As a member of Old America, Blanche has certain views; she believes that Stanley is an inferior person to her and says to Stella during a discussion about his Polish nationality, ‘they’re something like the Irish…only not so- Highbrow.’ She also suggests Stanley has no refinement saying, ‘He’s just not the sort that goes for jasmine perfume’ which may be true, but Blanche is in no position to judge a person that way. Stanley puts up with Blanches derogatory comments such as ‘Polack’ until he explodes, exclaiming ‘I am not a Polack. People from Poland are Poles, not Polacks, but what I am, is a one hundred percent American, born and raised in the greatest country on Earth’ and exposing Blanche for what she really is; a bigoted, old fashioned American. Stanley’s outburst is pivotal as it makes even more obvious the contrast between him and Blanche. His declaration as a proud American carries great weight as it shows exactly what he says, that he is in fact a member of the New American society. He exposes Blanche as a relic in the New America. The Southern ‘aristocracy’ from which she assumes her power and authority has died out and so has the America she used to live in. Stanley shows Blanche that she is powerless monetarily and socially out of touch. Earlier in the play Blanche is happy to admit that Stanley is what they ‘need to mix our [their] blood with now that we’ve lost Belle Reve’ stating that now the Du Bois family need to mix with New Americans in order to survive yet reacts badly when Stanley forces this idea into her perspective.
Another way of looking at the conflict and differences between Stanley and Blanche is by looking at it as a conflict between fantasy and reality. Blanche represents fantasy living in her own world even saying to Mitch, ‘I don’t want realism’ and singing the popular ballad of the time, ‘It’s only a paper moon.’ The song is sung by a lover who believes that love turns the world into a phoney fantasy and that if the other lover believed the same fantasy, then it could be their shared reality. The lyrics outline Blanche’s interpretation of her way of living in which she believes that the little lies she tells are only her harmless way of making her existence more bearable. Ironically, as Blanche sings this song in the bath, Stanley is revealing to Stella the truth about Blanche and her promiscuous exploits. Williams juxtaposes the two “interpretations” to give a sense of conflict between the two. It would appear that Williams in fact takes the side of Blanche in his own play suggesting that the detachment which Blanche has from reality is in fact partially beneficial helping her to shield the blows which she receives in the real world. When the doctor helps her up in order to take her to the asylum she says, ‘I have always depended on the kindness of strangers’ showing the large extent of her detachment. In reality, the doctor is only being kind to her in order to get her to co-operate with him and make her transport to the asylum easier for him but in Blanche’s reality he is the gentleman she ‘was expecting’ to take her on her ‘vacation.’

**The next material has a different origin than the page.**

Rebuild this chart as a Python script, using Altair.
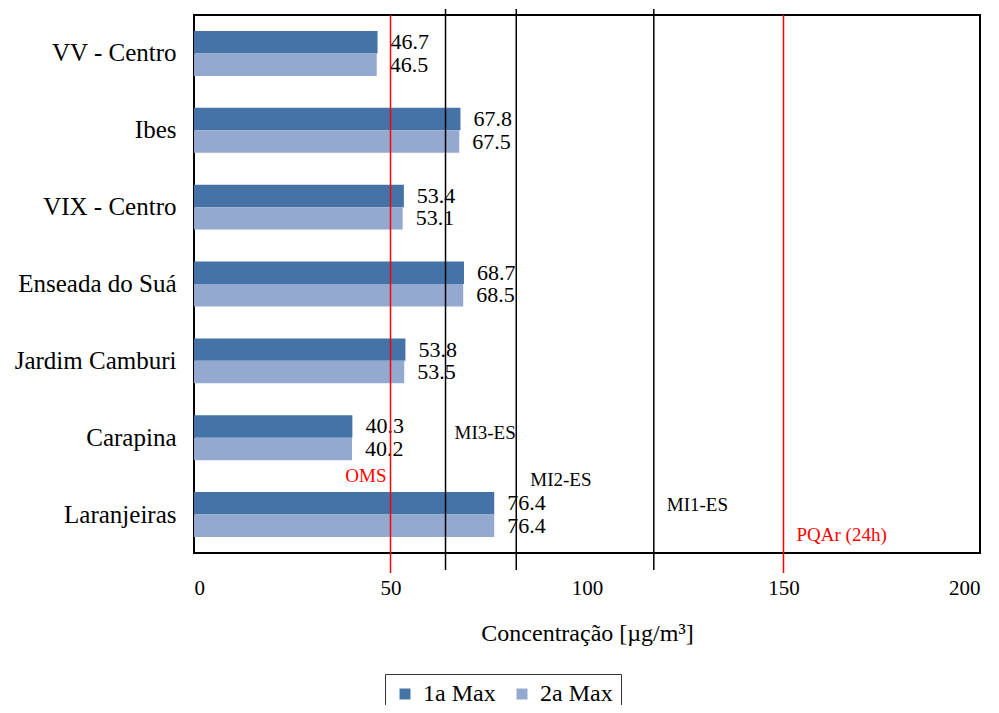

The conflict between Old and New, Stanley and Blanche, climaxes with the rape scene in scene ten. It is simply an embodiment of the physical overcoming of the Old by the New. The rape has such a profound effect on the delicate mental health of Blanche that she goes slightly insane afterwards leading to her being taken away to an asylum, the final phase of her destruction. At the point of the rape the audience members’ view of Stanley has plummeted; at first he was probably preferred, being more sociable and down to earth, lacking the pretentious nature that Blanche had and we preferred his society where reward is by merit, not birthright but if what Stanley now represents is drunken, forceful rape and violation then is the ‘reality’ in which Blanche lives such a terrible thing after all? Stanley’s physical presence causes Blanche’s fantasy world to fall away opening up the events in the surrounding streets, ‘the hot trumpets and drums from the Four Deuces sound loudly’ these two things representing drunkenness, crime and prostitution, the parts of New America which Blanche likes to think she is above. In truth she is deceitful like a criminal, promiscuous like a prostitute and a drunk. These aspects confront and impose on her and the noises from the outside put additional pressure on her aiding her departure from sanity. Other people in Elysian fields drink socially, Blanche keeps her drinking a secret, pretending not to know what Southern Comfort is and slipping ‘liqueur’ into her Coke. The difference between Blanche and Stanley & others, is that Blanche as an upright member of old American society is not proud of her drinking and drunken consequences seem to scar her mentally while drunken arguments between Stanley and Stella are forgotten the next day. Blanche as an old American comes across as weak and portrays old America as weak, while Stanley represents a New America that can forget tragedy and move on, constantly becoming stronger as time goes on.